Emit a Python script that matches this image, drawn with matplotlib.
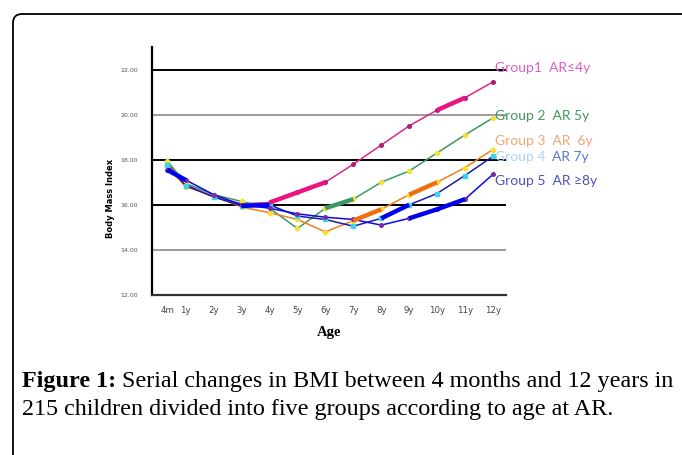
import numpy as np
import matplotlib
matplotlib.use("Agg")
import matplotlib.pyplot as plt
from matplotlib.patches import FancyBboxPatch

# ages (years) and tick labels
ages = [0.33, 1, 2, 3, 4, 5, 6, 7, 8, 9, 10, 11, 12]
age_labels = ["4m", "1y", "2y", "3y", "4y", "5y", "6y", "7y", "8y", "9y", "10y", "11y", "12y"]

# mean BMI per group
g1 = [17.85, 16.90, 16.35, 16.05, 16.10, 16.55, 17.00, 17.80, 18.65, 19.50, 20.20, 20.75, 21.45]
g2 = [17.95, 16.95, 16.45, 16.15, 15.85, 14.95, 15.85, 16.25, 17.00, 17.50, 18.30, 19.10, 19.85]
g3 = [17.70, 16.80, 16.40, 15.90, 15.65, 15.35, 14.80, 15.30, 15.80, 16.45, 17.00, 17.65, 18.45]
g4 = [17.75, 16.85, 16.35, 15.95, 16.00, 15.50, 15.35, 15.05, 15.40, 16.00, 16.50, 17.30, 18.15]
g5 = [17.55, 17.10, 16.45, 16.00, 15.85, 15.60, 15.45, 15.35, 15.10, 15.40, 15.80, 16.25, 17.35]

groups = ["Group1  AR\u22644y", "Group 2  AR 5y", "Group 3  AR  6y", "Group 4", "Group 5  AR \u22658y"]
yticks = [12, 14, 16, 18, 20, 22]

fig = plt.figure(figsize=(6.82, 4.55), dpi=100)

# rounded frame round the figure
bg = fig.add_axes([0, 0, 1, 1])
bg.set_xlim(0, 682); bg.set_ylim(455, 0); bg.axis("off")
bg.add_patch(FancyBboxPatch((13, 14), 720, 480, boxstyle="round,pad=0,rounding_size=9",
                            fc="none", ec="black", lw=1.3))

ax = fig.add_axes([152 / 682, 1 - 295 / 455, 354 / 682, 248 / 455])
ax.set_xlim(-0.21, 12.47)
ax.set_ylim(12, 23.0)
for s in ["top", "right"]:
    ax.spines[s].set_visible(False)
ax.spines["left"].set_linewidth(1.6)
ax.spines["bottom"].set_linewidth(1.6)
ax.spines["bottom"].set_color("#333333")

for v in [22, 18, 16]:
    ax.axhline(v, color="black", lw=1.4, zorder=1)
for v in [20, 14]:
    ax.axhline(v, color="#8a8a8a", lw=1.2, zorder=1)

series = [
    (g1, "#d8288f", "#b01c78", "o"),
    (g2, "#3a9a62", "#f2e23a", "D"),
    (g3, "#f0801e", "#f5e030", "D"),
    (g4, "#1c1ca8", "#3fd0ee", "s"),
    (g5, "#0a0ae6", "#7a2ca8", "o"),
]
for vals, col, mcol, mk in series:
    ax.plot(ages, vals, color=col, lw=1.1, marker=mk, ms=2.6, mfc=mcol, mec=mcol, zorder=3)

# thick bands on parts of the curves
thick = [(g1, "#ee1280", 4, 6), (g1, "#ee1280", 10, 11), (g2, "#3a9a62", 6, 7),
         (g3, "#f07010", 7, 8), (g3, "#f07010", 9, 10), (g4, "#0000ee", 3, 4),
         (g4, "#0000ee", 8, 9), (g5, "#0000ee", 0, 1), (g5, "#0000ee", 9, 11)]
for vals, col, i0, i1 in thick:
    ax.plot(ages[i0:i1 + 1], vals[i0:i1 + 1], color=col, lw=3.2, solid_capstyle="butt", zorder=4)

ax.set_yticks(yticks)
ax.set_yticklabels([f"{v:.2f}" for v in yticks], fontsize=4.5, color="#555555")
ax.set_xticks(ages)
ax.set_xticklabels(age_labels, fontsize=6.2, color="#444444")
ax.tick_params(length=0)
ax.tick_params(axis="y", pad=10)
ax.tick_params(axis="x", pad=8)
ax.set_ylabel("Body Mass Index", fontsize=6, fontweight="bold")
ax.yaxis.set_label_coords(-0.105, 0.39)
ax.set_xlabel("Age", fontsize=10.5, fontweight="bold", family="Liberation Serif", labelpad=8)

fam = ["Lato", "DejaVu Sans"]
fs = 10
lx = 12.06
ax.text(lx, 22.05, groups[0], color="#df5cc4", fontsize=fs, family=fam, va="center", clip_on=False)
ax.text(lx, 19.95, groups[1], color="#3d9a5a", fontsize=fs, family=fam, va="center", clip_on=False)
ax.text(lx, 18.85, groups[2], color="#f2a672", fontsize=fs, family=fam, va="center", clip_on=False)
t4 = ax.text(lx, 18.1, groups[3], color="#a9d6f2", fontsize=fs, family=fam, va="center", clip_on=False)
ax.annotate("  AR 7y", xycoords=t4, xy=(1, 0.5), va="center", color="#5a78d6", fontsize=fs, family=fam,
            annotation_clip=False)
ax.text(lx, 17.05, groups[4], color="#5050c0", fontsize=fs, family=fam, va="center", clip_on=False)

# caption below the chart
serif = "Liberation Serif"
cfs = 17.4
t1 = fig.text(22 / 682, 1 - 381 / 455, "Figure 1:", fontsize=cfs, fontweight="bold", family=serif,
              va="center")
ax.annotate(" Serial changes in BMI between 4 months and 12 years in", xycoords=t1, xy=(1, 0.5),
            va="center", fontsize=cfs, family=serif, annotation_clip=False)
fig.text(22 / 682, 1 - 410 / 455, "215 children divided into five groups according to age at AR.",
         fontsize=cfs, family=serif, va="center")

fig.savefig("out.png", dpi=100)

> **Job**
Pictures excluded, repeat exactly the lines from the top of the material through the line with "fig = plt.figure(figsize=(6.82, 4.55), dpi=100)", including both of those lines.

> **Written response**
Emit a Python script that matches this image, drawn with matplotlib.
import numpy as np
import matplotlib
matplotlib.use("Agg")
import matplotlib.pyplot as plt
from matplotlib.patches import FancyBboxPatch

# ages (years) and tick labels
ages = [0.33, 1, 2, 3, 4, 5, 6, 7, 8, 9, 10, 11, 12]
age_labels = ["4m", "1y", "2y", "3y", "4y", "5y", "6y", "7y", "8y", "9y", "10y", "11y", "12y"]

# mean BMI per group
g1 = [17.85, 16.90, 16.35, 16.05, 16.10, 16.55, 17.00, 17.80, 18.65, 19.50, 20.20, 20.75, 21.45]
g2 = [17.95, 16.95, 16.45, 16.15, 15.85, 14.95, 15.85, 16.25, 17.00, 17.50, 18.30, 19.10, 19.85]
g3 = [17.70, 16.80, 16.40, 15.90, 15.65, 15.35, 14.80, 15.30, 15.80, 16.45, 17.00, 17.65, 18.45]
g4 = [17.75, 16.85, 16.35, 15.95, 16.00, 15.50, 15.35, 15.05, 15.40, 16.00, 16.50, 17.30, 18.15]
g5 = [17.55, 17.10, 16.45, 16.00, 15.85, 15.60, 15.45, 15.35, 15.10, 15.40, 15.80, 16.25, 17.35]

groups = ["Group1  AR\u22644y", "Group 2  AR 5y", "Group 3  AR  6y", "Group 4", "Group 5  AR \u22658y"]
yticks = [12, 14, 16, 18, 20, 22]

fig = plt.figure(figsize=(6.82, 4.55), dpi=100)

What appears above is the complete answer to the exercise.